-- Start of Record extracts --
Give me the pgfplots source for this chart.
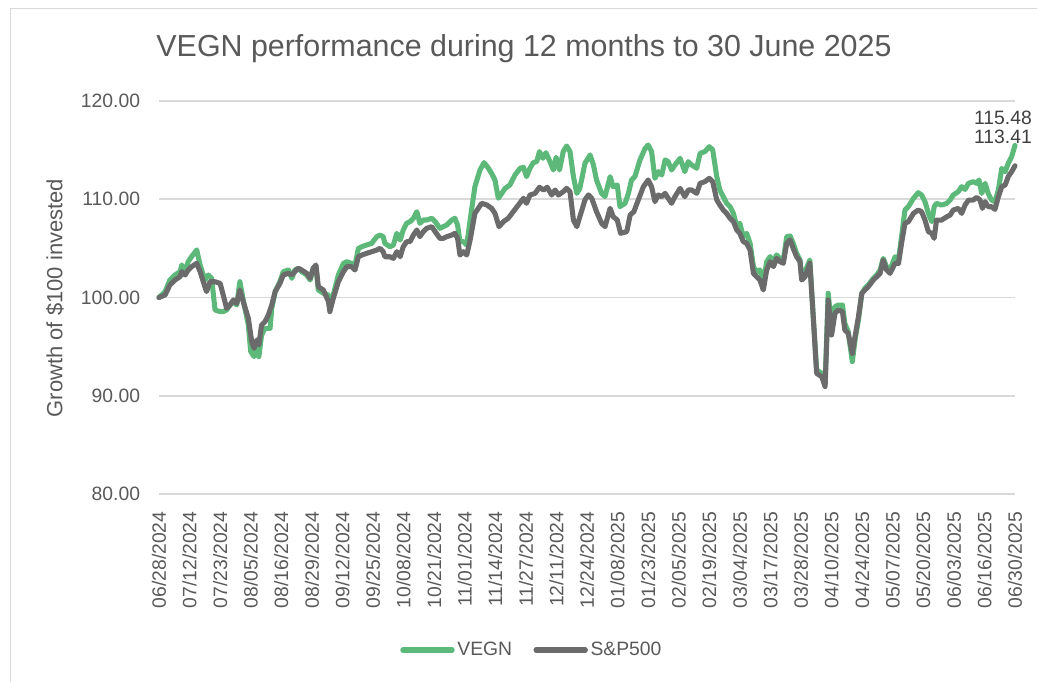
\documentclass[border=0pt]{standalone}
\usepackage{fontspec}
\setmainfont{Liberation Sans}
\usepackage{pgfplots}
\usepackage{pgfplotstable}
\pgfplotsset{compat=1.18}
\definecolor{cVegn}{HTML}{5DB97A}
\definecolor{cSpx}{HTML}{6B6B6B}
\definecolor{cTxt}{HTML}{595959}
\definecolor{cLbl}{HTML}{404040}
\definecolor{cGrid}{HTML}{D9D9D9}

% day index (0 = 06/28/2024, 252 = 06/30/2025), growth of $100
\pgfplotstableread{
x y
0 100.00
1.8 100.60
3.2 101.78
4.7 102.29
6.2 102.63
6.7 103.31
7.7 102.63
8.6 103.65
9.6 104.16
11.1 104.84
12.1 103.31
13.5 101.78
14.5 102.29
15.5 101.95
16.5 98.73
18.0 98.56
18.9 98.56
19.9 98.73
20.9 99.24
21.9 99.58
22.9 99.24
23.8 101.61
24.8 99.75
26.3 97.20
27.0 94.50
28.0 93.98
28.8 94.83
29.4 93.98
30.2 96.18
31.2 96.86
32.7 96.86
33.2 98.90
34.2 100.60
35.6 101.61
36.6 102.63
38.1 102.80
39.1 101.95
40.0 102.80
41.0 102.97
42.0 102.63
43.5 102.29
44.5 101.78
45.4 102.97
46.2 103.14
46.9 100.76
48.4 100.43
49.9 100.25
50.3 98.73
51.3 100.25
52.8 102.29
54.3 103.47
55.3 103.64
56.7 103.47
57.7 103.30
58.7 105.00
59.7 105.17
61.1 105.34
62.6 105.51
64.1 106.19
65.1 106.36
66.0 106.19
66.5 105.51
68.0 105.17
69.0 105.34
70.0 106.53
71.0 105.85
71.9 106.87
72.9 107.55
73.9 107.72
74.9 108.06
75.9 108.73
76.8 107.55
77.8 107.89
78.8 107.89
80.3 108.06
81.3 107.72
82.7 107.04
83.7 107.21
84.7 107.38
86.2 107.89
87.1 108.06
87.9 107.38
88.6 105.68
89.6 105.68
90.6 105.35
91.6 107.89
93.0 111.28
94.5 112.98
95.7 113.73
97.0 113.15
97.9 112.64
98.9 111.96
99.9 110.10
100.9 110.60
101.9 111.11
103.3 111.45
104.8 112.47
106.3 113.15
107.3 113.25
108.2 112.30
109.2 113.15
110.2 113.73
111.2 113.83
112.0 114.85
113.0 114.17
113.9 114.74
115.1 113.83
116.1 112.98
116.9 114.27
117.9 112.98
119.0 114.85
120.0 115.42
121.0 114.85
122.0 112.30
123.0 110.60
123.9 111.11
125.4 113.66
126.9 114.51
127.9 113.49
128.8 111.96
130.3 110.60
131.3 110.27
132.8 112.30
133.7 111.28
134.9 111.45
135.7 109.25
137.2 109.59
138.2 110.60
139.1 111.96
140.1 112.30
141.6 114.00
143.1 115.18
144.0 115.52
145.0 114.85
146.0 112.13
147.0 112.81
148.0 112.47
149.0 114.00
149.9 113.83
150.9 112.98
151.9 113.49
153.4 114.17
154.8 112.81
155.8 113.83
156.8 113.49
158.3 113.15
159.3 114.68
160.7 114.85
162.0 115.35
163.0 115.02
164.2 112.30
165.1 110.94
166.1 110.27
167.1 109.59
168.1 109.25
169.1 108.57
170.1 107.21
171.0 107.55
172.0 106.19
173.0 106.53
174.0 105.52
175.0 103.14
175.9 102.63
176.9 102.80
177.9 101.44
178.9 103.65
179.9 104.16
180.9 103.65
181.8 104.33
182.8 103.99
183.8 103.82
184.8 106.19
185.8 106.26
186.7 105.52
187.7 104.50
188.7 103.82
189.2 102.12
190.2 102.63
191.6 103.82
192.6 98.05
193.6 92.62
195.1 92.28
196.1 91.27
197.0 100.43
198.0 97.03
199.0 99.07
200.0 99.23
201.2 99.23
201.9 97.37
202.9 96.52
204.1 93.47
204.9 95.67
205.9 97.71
206.9 100.42
207.8 100.93
208.8 101.27
210.3 101.95
211.3 102.29
212.3 102.80
213.2 103.98
214.2 103.13
215.2 102.80
216.7 104.15
217.7 103.81
218.6 106.19
219.6 108.90
220.6 109.24
222.1 110.09
223.5 110.67
224.5 110.43
225.5 109.75
226.5 108.56
227.5 107.71
228.2 109.24
228.9 109.58
230.4 109.41
231.9 109.58
232.9 109.92
233.8 110.43
235.3 110.77
236.3 111.28
237.3 111.00
238.3 111.62
239.7 111.79
240.7 111.62
241.4 111.96
242.2 110.60
243.2 111.62
244.1 110.60
245.1 109.92
246.1 109.75
247.1 110.94
248.1 113.14
249.1 112.80
250.0 113.65
251.0 114.33
252 115.48
}\vegndata

\pgfplotstableread{
x y
0 100.00
1.8 100.26
3.2 101.27
4.7 101.78
6.2 102.12
6.7 102.63
7.7 102.29
8.6 102.80
9.6 103.14
11.1 103.48
12.1 102.63
13.5 101.10
14.0 100.60
15.0 101.60
16.5 101.60
18.0 101.44
18.9 100.26
19.9 98.90
20.9 99.24
21.9 99.75
22.9 99.40
23.8 100.76
24.8 99.58
26.3 97.88
27.3 95.50
28.0 94.83
28.8 95.68
29.4 95.17
30.2 97.20
31.2 97.54
32.2 98.22
33.2 99.24
34.2 100.60
35.6 101.44
36.6 102.29
38.1 102.46
39.1 102.29
40.0 102.63
41.0 102.97
42.0 102.80
43.5 102.46
44.5 101.95
45.4 102.97
46.2 103.31
46.9 101.10
48.4 100.76
49.9 99.57
50.3 98.56
51.3 99.91
52.8 101.61
54.3 102.63
55.3 103.14
56.7 103.14
57.7 102.80
58.7 104.15
59.7 104.32
61.1 104.49
62.6 104.66
64.1 104.83
65.1 105.00
66.0 104.66
66.5 104.15
68.0 104.15
69.0 103.98
70.0 104.66
71.0 104.15
71.9 105.17
72.9 105.68
73.9 105.68
74.9 106.36
75.9 106.87
76.8 106.19
77.8 106.70
78.8 107.04
80.3 107.21
81.3 106.70
82.7 106.02
83.7 106.02
84.7 106.19
86.2 106.36
87.1 106.53
87.9 106.02
88.6 104.32
89.6 104.66
90.6 104.33
91.6 105.86
93.0 108.57
95.0 109.59
96.5 109.42
97.9 109.08
98.9 108.57
100.1 107.21
101.4 107.72
102.8 108.06
104.3 108.74
105.8 109.42
107.3 110.10
108.2 109.59
109.2 110.43
110.7 110.60
112.0 111.22
113.2 110.94
114.3 111.22
115.6 110.43
116.6 110.94
117.6 110.43
119.0 110.77
120.0 111.11
121.0 110.77
122.0 107.89
123.0 107.21
123.9 108.23
125.4 109.93
126.4 110.44
127.4 110.10
128.8 108.74
130.3 107.55
131.3 107.21
132.8 109.08
133.7 108.23
134.9 107.89
135.9 106.53
137.7 106.70
138.7 108.40
139.8 108.74
141.1 109.93
142.6 111.28
144.0 111.96
145.0 111.28
146.0 109.76
147.0 110.44
148.0 110.27
149.0 110.60
149.9 110.10
150.9 109.59
151.9 110.27
153.4 111.11
154.8 110.27
155.8 110.94
156.8 110.94
158.3 110.60
159.3 111.62
160.7 111.79
162.0 112.13
163.0 111.79
164.2 109.93
165.1 109.42
166.1 108.91
167.1 108.57
168.1 108.06
169.1 107.72
170.1 106.87
171.0 106.53
172.0 105.69
173.0 105.52
174.0 104.84
175.0 102.46
175.9 102.12
176.9 101.78
177.9 100.77
178.9 102.80
179.9 103.65
180.9 103.14
181.8 103.99
182.8 103.65
183.8 103.48
184.8 105.52
185.8 105.86
186.7 105.00
187.7 104.16
188.7 103.65
189.2 101.78
190.2 102.12
191.6 103.48
192.6 98.05
193.6 92.28
195.1 91.94
196.1 90.93
197.0 99.75
198.0 96.18
199.0 98.39
200.0 98.73
201.2 98.55
201.9 96.69
202.9 96.35
204.1 94.31
204.9 96.01
205.9 98.04
206.9 100.42
207.8 100.76
208.8 101.10
210.3 101.78
211.3 102.12
212.3 102.46
213.2 103.81
214.2 102.80
215.2 102.46
216.7 103.47
217.7 103.47
218.6 105.51
219.6 107.55
220.6 107.71
222.1 108.56
223.5 108.90
224.5 108.73
225.5 107.88
226.5 106.70
227.5 106.53
228.2 106.02
228.9 107.88
230.4 107.88
231.9 108.22
232.9 108.39
233.8 108.90
235.3 109.07
236.3 108.56
237.3 109.41
238.3 109.92
239.7 109.92
240.7 110.19
241.7 109.92
242.4 109.07
243.2 109.75
244.1 109.24
245.1 109.24
246.1 108.97
247.1 110.26
248.1 111.28
249.1 111.45
250.0 112.30
251.0 112.80
252 113.41
}\spxdata

\begin{document}
\begin{tikzpicture}
% page = 1037 x 681 px at 0.75pt per px
\path[use as bounding box] (0pt,0pt) rectangle (777.75pt,510.75pt);
\draw[cGrid, line width=0.9pt] (7.9pt,-2pt) -- (7.9pt,504.4pt) -- (780pt,504.4pt);

\node[text=cTxt, font=\fontsize{22.8}{27}\selectfont] at (393pt,474pt) {VEGN performance during 12 months to 30 June 2025};
\node[text=cTxt, rotate=90, font=\fontsize{16.5}{19}\selectfont] at (41.25pt,287.25pt) {Growth of \$100 invested};

\begin{axis}[
    at={(119.25pt,140.25pt)}, anchor=south west,
    scale only axis,
    width=642pt, height=294.75pt,
    xmin=0, xmax=252,
    ymin=80, ymax=120,
    clip=false,
    xtick={0,9,...,252},
    xticklabels={06/28/2024,07/12/2024,07/23/2024,08/05/2024,08/16/2024,08/29/2024,09/12/2024,09/25/2024,10/08/2024,10/21/2024,11/01/2024,11/14/2024,11/27/2024,12/11/2024,12/24/2024,01/08/2025,01/23/2025,02/05/2025,02/19/2025,03/04/2025,03/17/2025,03/28/2025,04/10/2025,04/24/2025,05/07/2025,05/20/2025,06/03/2025,06/16/2025,06/30/2025},
    ytick={80,90,...,120},
    ymajorgrids=true,
    major grid style={cGrid, line width=1.2pt},
    axis line style={draw=none},
    major tick length=0pt,
    /pgf/number format/assume math mode=true,
    yticklabel style={/pgf/number format/fixed, /pgf/number format/fixed zerofill,
        /pgf/number format/precision=2, inner sep=0pt, xshift=-14pt},
    xticklabel style={rotate=90, anchor=east, inner sep=0pt},
    xticklabel shift=13pt,
    tick label style={text=cTxt, font=\fontsize{14.5}{17}\selectfont},
    legend style={at={(0.436,-0.397)}, anchor=center, draw=none, fill=none,
        legend columns=2, font=\fontsize{14.5}{17}\selectfont, text=cTxt,
        /tikz/every even column/.append style={column sep=14pt}},
    legend image code/.code={\draw[#1] (0pt,0pt) -- (37pt,0pt);},
    every axis plot/.append style={line width=3.8pt, line join=round, line cap=round, mark=none},
]
\addplot[cVegn] table[x=x, y=y] {\vegndata}
    node[pos=1, text=cLbl, font=\fontsize{14.5}{17}\selectfont, xshift=-9pt, yshift=21pt] {115.48};
\addplot[cSpx] table[x=x, y=y] {\spxdata}
    node[pos=1, text=cLbl, font=\fontsize{14.5}{17}\selectfont, xshift=-9pt, yshift=22pt] {113.41};
\legend{VEGN, S\&P500}
\end{axis}
\end{tikzpicture}
\end{document}
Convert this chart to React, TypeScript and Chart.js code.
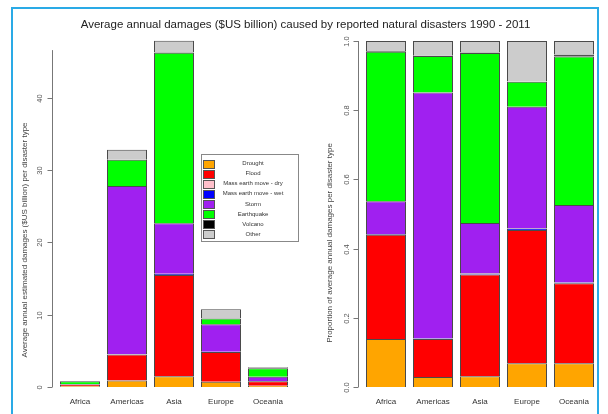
import { useEffect, useRef } from "react";
import { Chart, registerables } from "chart.js";
Chart.register(...registerables);

const chartTitle = "Average annual damages ($US billion) caused by reported natural disasters 1990 - 2011";
const regions = ["Africa", "Americas", "Asia", "Europe", "Oceania"];
const disasterTypes = [
  "Drought",
  "Flood",
  "Mass earth move - dry",
  "Mass earth move - wet",
  "Storm",
  "Earthquake",
  "Volcano",
  "Other",
];
const typeColors = ["#FFA500", "#FF0000", "#FFC0CB", "#0000FF", "#A020F0", "#00FF00", "#000000", "#CCCCCC"];

// Average annual damages, $US billion
const droughtDamage = [0.11, 0.9, 1.5, 0.73, 0.19];
const floodDamage = [0.24, 3.6, 14.0, 4.12, 0.62];
const massDryDamage = [0, 0, 0, 0, 0];
const massWetDamage = [0.005, 0.02, 0.15, 0.04, 0.005];
const stormDamage = [0.075, 23.3, 7.0, 3.8, 0.61];
const earthquakeDamage = [0.35, 3.6, 23.6, 0.8, 1.16];
const volcanoDamage = [0.002, 0.01, 0.05, 0.01, 0.02];
const otherDamage = [0.025, 1.4, 1.6, 1.25, 0.11];

// Proportion of average annual damages
const droughtShare = [0.139, 0.029, 0.031, 0.069, 0.069];
const floodShare = [0.301, 0.11, 0.294, 0.385, 0.231];
const massDryShare = [0, 0, 0, 0, 0];
const massWetShare = [0.002, 0.001, 0.003, 0.004, 0.002];
const stormShare = [0.095, 0.711, 0.146, 0.352, 0.224];
const earthquakeShare = [0.432, 0.106, 0.491, 0.072, 0.429];
const volcanoShare = [0.002, 0.0005, 0.002, 0.001, 0.006];
const otherShare = [0.029, 0.0425, 0.033, 0.117, 0.039];

const damageTicks = [0, 10, 20, 30, 40];
const damageTickLabels = ["0", "10", "20", "30", "40"];
const shareTicks = [0, 0.2, 0.4, 0.6, 0.8, 1.0];
const shareTickLabels = ["0.0", "0.2", "0.4", "0.6", "0.8", "1.0"];
const damageAxisTitle = "Average annual estimated damages ($US billion) per disaster type";
const shareAxisTitle = "Proportion of average annual damages per disaster type";

const damageSeries = [droughtDamage, floodDamage, massDryDamage, massWetDamage, stormDamage, earthquakeDamage, volcanoDamage, otherDamage];
const shareSeries = [droughtShare, floodShare, massDryShare, massWetShare, stormShare, earthquakeShare, volcanoShare, otherShare];

const FONT = "'Liberation Sans', Arial, Helvetica, sans-serif";

type AxisOpts = {
  axisX: number;
  lineTop: number;
  ticks: number[];
  labels: string[];
  labelX: number;
  title: string;
  titleX: number;
  titleY: number;
};

function makeAxisPlugin(o: AxisOpts) {
  return {
    id: "rStyleAxis",
    afterDraw(chart: any) {
      const { ctx } = chart;
      const y = chart.scales.y;
      ctx.save();
      ctx.strokeStyle = "#777";
      ctx.lineWidth = 1;
      ctx.beginPath();
      ctx.moveTo(o.axisX + 0.5, y.getPixelForValue(o.lineTop));
      ctx.lineTo(o.axisX + 0.5, y.getPixelForValue(0));
      ctx.stroke();
      ctx.fillStyle = "#555";
      ctx.font = `7.5px ${FONT}`;
      ctx.textAlign = "center";
      ctx.textBaseline = "middle";
      o.ticks.forEach((t, i) => {
        const py = Math.round(y.getPixelForValue(t)) + 0.5;
        ctx.beginPath();
        ctx.moveTo(o.axisX + 0.5, py);
        ctx.lineTo(o.axisX - 4.5, py);
        ctx.stroke();
        ctx.save();
        ctx.translate(o.labelX, py);
        ctx.rotate(-Math.PI / 2);
        ctx.fillText(o.labels[i], 0, 0);
        ctx.restore();
      });
      ctx.fillStyle = "#444";
      ctx.font = `8px ${FONT}`;
      ctx.save();
      ctx.translate(o.titleX, o.titleY);
      ctx.rotate(-Math.PI / 2);
      ctx.fillText(o.title, 0, 0);
      ctx.restore();
      ctx.restore();
    },
  };
}

const legendPlugin = {
  id: "boxLegend",
  afterDraw(chart: any) {
    const { ctx } = chart;
    const bx = 201, by = 154, bw = 97, bh = 87;
    ctx.save();
    ctx.fillStyle = "#fff";
    ctx.fillRect(bx, by, bw, bh);
    ctx.strokeStyle = "#888";
    ctx.lineWidth = 1;
    ctx.strokeRect(bx + 0.5, by + 0.5, bw, bh);
    ctx.font = `6px ${FONT}`;
    ctx.textAlign = "center";
    ctx.textBaseline = "middle";
    chart.data.datasets.forEach((ds: any, i: number) => {
      const cy = 163.5 + i * 10.1;
      ctx.fillStyle = ds.backgroundColor;
      ctx.fillRect(203, Math.round(cy - 4), 11, 8);
      ctx.strokeStyle = "#555";
      ctx.strokeRect(203.5, Math.round(cy - 4) + 0.5, 11, 8);
      ctx.fillStyle = "#333";
      ctx.fillText(ds.label, 253, cy);
    });
    ctx.restore();
  },
};

function makeConfig(series: number[][], yMax: number, padding: any, axis: AxisOpts, withLegend: boolean): any {
  return {
    type: "bar",
    data: {
      labels: regions,
      datasets: disasterTypes.map((name, i) => ({
        label: name,
        data: series[i],
        backgroundColor: typeColors[i],
        borderColor: "#4a4a4a",
        borderWidth: 1,
        barPercentage: 0.851,
        categoryPercentage: 1,
      })),
    },
    options: {
      animation: false,
      responsive: false,
      maintainAspectRatio: false,
      layout: { padding },
      plugins: {
        legend: { display: false },
        tooltip: { enabled: false },
        title: { display: false },
      },
      scales: {
        x: {
          stacked: true,
          grid: { display: false, drawTicks: false },
          border: { display: false },
          ticks: { padding: 10, color: "#333", font: { family: FONT, size: 8 } },
        },
        y: { stacked: true, display: false, min: 0, max: yMax },
      },
    },
    plugins: withLegend ? [makeAxisPlugin(axis), legendPlugin] : [makeAxisPlugin(axis)],
  };
}

export default function App() {
  const leftRef = useRef<HTMLCanvasElement>(null);
  const rightRef = useRef<HTMLCanvasElement>(null);

  useEffect(() => {
    const left = new Chart(
      leftRef.current!,
      makeConfig(
        damageSeries,
        48,
        { left: 56.5, right: 12.5, top: 40, bottom: 13.4 },
        {
          axisX: 52,
          lineTop: 46.6,
          ticks: damageTicks,
          labels: damageTickLabels,
          labelX: 40,
          title: damageAxisTitle,
          titleX: 25,
          titleY: 240,
        },
        true
      )
    );
    const right = new Chart(
      rightRef.current!,
      makeConfig(
        shareSeries,
        1,
        { left: 58.5, right: 10.5, top: 41, bottom: 13.4 },
        {
          axisX: 54,
          lineTop: 1,
          ticks: shareTicks,
          labels: shareTickLabels,
          labelX: 43,
          title: shareAxisTitle,
          titleX: 26,
          titleY: 243,
        },
        false
      )
    );
    return () => {
      left.destroy();
      right.destroy();
    };
  }, []);

  return (
    <div
      style={{
        position: "absolute",
        left: 0,
        top: 0,
        width: 608,
        height: 414,
        overflow: "hidden",
        background: "#fff",
      }}
    >
      <canvas ref={leftRef} width={304} height={430} style={{ position: "absolute", left: 0, top: 0 }} />
      <canvas ref={rightRef} width={304} height={430} style={{ position: "absolute", left: 304, top: 0 }} />
      <div
        style={{
          position: "absolute",
          left: 0,
          top: 17,
          width: 611,
          textAlign: "center",
          font: `11.5px ${FONT}`,
          lineHeight: "14px",
          color: "#222",
          whiteSpace: "nowrap",
        }}
      >
        {chartTitle}
      </div>
      <div
        style={{
          position: "absolute",
          left: 11,
          top: 7,
          width: 584,
          height: 430,
          borderLeft: "2px solid #2AAAE6",
          borderTop: "2px solid #2AAAE6",
          borderRight: "2px solid #2AAAE6",
          pointerEvents: "none",
        }}
      />
    </div>
  );
}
-- End of Record extracts --
Directions: Starting at the line that contains "Convert this chart" and stopping after the line that contains "Chart.register(...registerables);", copy every line exactly. Leave any pictures behind.

Exercise solution:
Convert this chart to React, TypeScript and Chart.js code.
import { useEffect, useRef } from "react";
import { Chart, registerables } from "chart.js";
Chart.register(...registerables);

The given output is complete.